Anarchist Economics and Revolutionary Strategy
Having looked at some concrete examples of anarchist economics as they are practiced today, I move to the second stage of discussion: in what way can such examples be tied to broader anarchist revolutionary goals, and what opportunities and challenges do they face in this context? In order to clarify these questions, I would like to offer three different strategical outlooks under which we can interpret these practices: constructive direct action, propaganda by the deed, and the politics of collapse.
The ethos of direct action, central to anarchist politics, is too often recognized only in its destructive or preventative guise. Thus, for example, anarchists who object to the clear-cutting of an ancient forest will take direct action by chaining themselves to the trees, blockading the bulldozers or sabotaging their operation. This sense of direct action is often invoked in opposition to other courses of action such as petitioning politicians or mounting legal challenges through the courts – a “politics of demand” that extends symbolic legitimacy to the same institutions that anarchists oppose by appealing to them to rectify injustices. Yet direct action also has a creative and constructive aspect, manifest in the practice of anarchist economics in the present tense. Constructive direct action means that anarchists who seek a world based on different social relations undertake their construction by themselves. On such an account, for social change to be successful, the modes of organization that will replace capitalism, the state, patriarchy and so on must be prepared and developed alongside (though not instead of) the attack on present institutions. Therefore, the cooperatives, DIY cultures and gift economies that anarchist practice today can be seen as the groundwork for the realities that will replace capitalism or, to use the familiar Wobbly slogan, as “forming the structure of the new society within the shell of the old” (IWW 2009).

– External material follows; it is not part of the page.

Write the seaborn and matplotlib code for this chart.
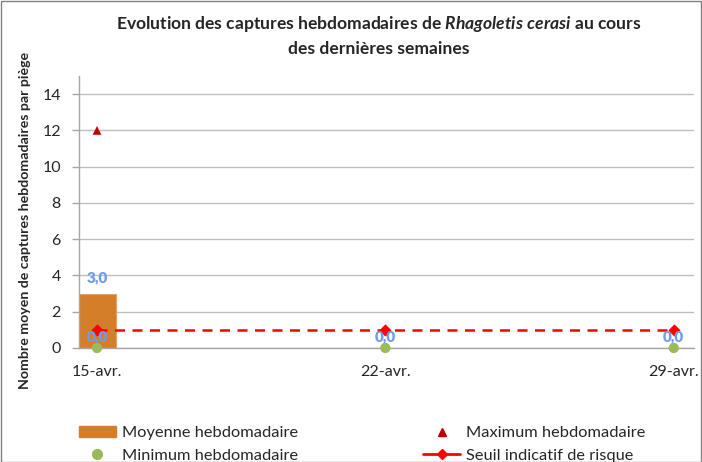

The insight that anarchist economic practices ultimately function within rather than outside capitalism is important in this context. As we have seen in the survey above, most forms of anarchist economic practice are by no means entirely detached from the capitalist economy. Most of them, in fact, can be seen as islands that operate within capitalism, albeit with a different internal logic, and in a constant attempt to eat away at the prevailing system from the inside by propagating and proliferating alternative social relations among people. Contamination is the name of the game, yet the attempt to contaminate capitalism also carries the risk of being contaminated in return, a process of co-optation or, to use the Situationist term, recuperation. Can anarchist economic practices avoid becoming just another form of business enterprise, wherein the financial sustainability of the project gradually comes to take precedence over its political significance? This is not an easy question to answer. Yet as Andy Robinson (2007) comments,
to remain anarchist, an anarchist business operates as a means, as the tool of a flow leading out of the system, never as an end in itself. It may, in a certain sense, be working inside the system, using dominant forms and means; but it should remain outside on the level of intentionality and desire, never reducible to these forms and means, always treating them as strategic choices, as means to be used for a purpose and discarded should they fail to serve it. To be sure, the tightrope of the danger of recuperation is not taken away by conceiving it in such terms…but it is possible to negotiate this risk in more or less creative ways, in ways that are more or less effective in sustaining the insurgent desire in exteriority.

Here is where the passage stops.